The most interesting thing to me about getting older is the fact that my inner self does not age. I remember when I was younger, I always imagined getting older as becoming someone else. What will I be like when I’m 40? How will I be different? I’d look around at all the “old” people and try to imagine being one of them. It was always a sense of dread that accompanied the thought, that background fear of youth that we will lose our youthful desires, humor, outlook, passions, and become bogged down in a static 9-to-5 grind punctuated by weekend lawn mowing.

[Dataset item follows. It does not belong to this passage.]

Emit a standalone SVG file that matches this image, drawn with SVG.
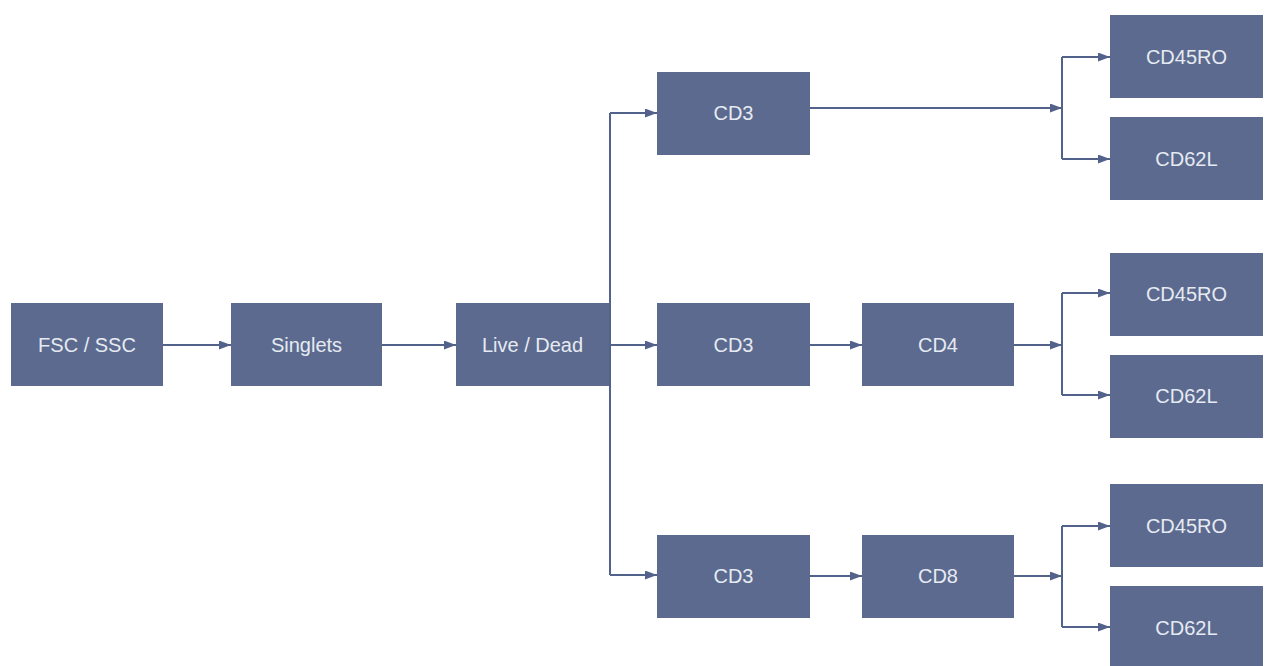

After all, we change so rapidly in youth, from child to adolescent to young adult. And with each age comes dramatic change in appearance, knowledge, experience, and world view. We “mature,” and with each of these early phases we seem to become a new person.
But then comes the time when we seem not to change much anymore. Physical appearance seems to stabilize, excepting the visible signs of aging – a few wrinkles, a little extra weight, a little less hair. But more amazingly, the person inside ceases dramatic change. We do not discover life as we did. We reach milestones and pass them, never to experience the “firsts” of youth again. We learn the basics of just about everything – politics, nature, geography, history, philosophy, art – and all subsequent learning is just so much augmentation or revision of what we already know.
Most odd, though, is this sense I have of being the same person, with the same hopes, dreams, fears, likes and dislikes, as the person who was me twenty years ago. Although young people seem to keep getting younger, I don’t feel any older. I know I am perceived differently by youth, and perhaps my wardrobe is a little less interesting than it used to be. But the me of my youth lives on inside this aging body, still hungry for experience, interested in new things, passionate for art and music, devoured by love, occasionally bored, puzzled about the future.
It’s as though I rode this rollercoaster of life change in youth, got off at age 21, and I’ve been walking around in the parking lot looking for my car ever since. But as soon as I find it, I’ll get going again.
So this weekend – June 7 – was my birthday. We had a fun barbecue with friends, I got some cool gifts and had a good time. Just like we always do. And I was a year older. Does it matter? Not as much as it used to.
Another key fact about aging is that although I feel like the same person I have always been since reaching adulthood, I thankfully have more to anchor my life and define my existence. I have the great gift of my family to remind me that the searching and yearning of youth can be answered at least for the most part by finding someone to build the rest of life with, and together to continually build life. To find someone to share life with can be, and is, more fruitful than to endlessly search for that someone. I repeat this truism because I believe our culture actively promulgates the opposite notion.
And I like what we’ve built so far. It is good. I’m ready for the next phase. I just won’t anticipate getting “older” anymore, because apparently, except for my skin and bones, it’s not going to happen.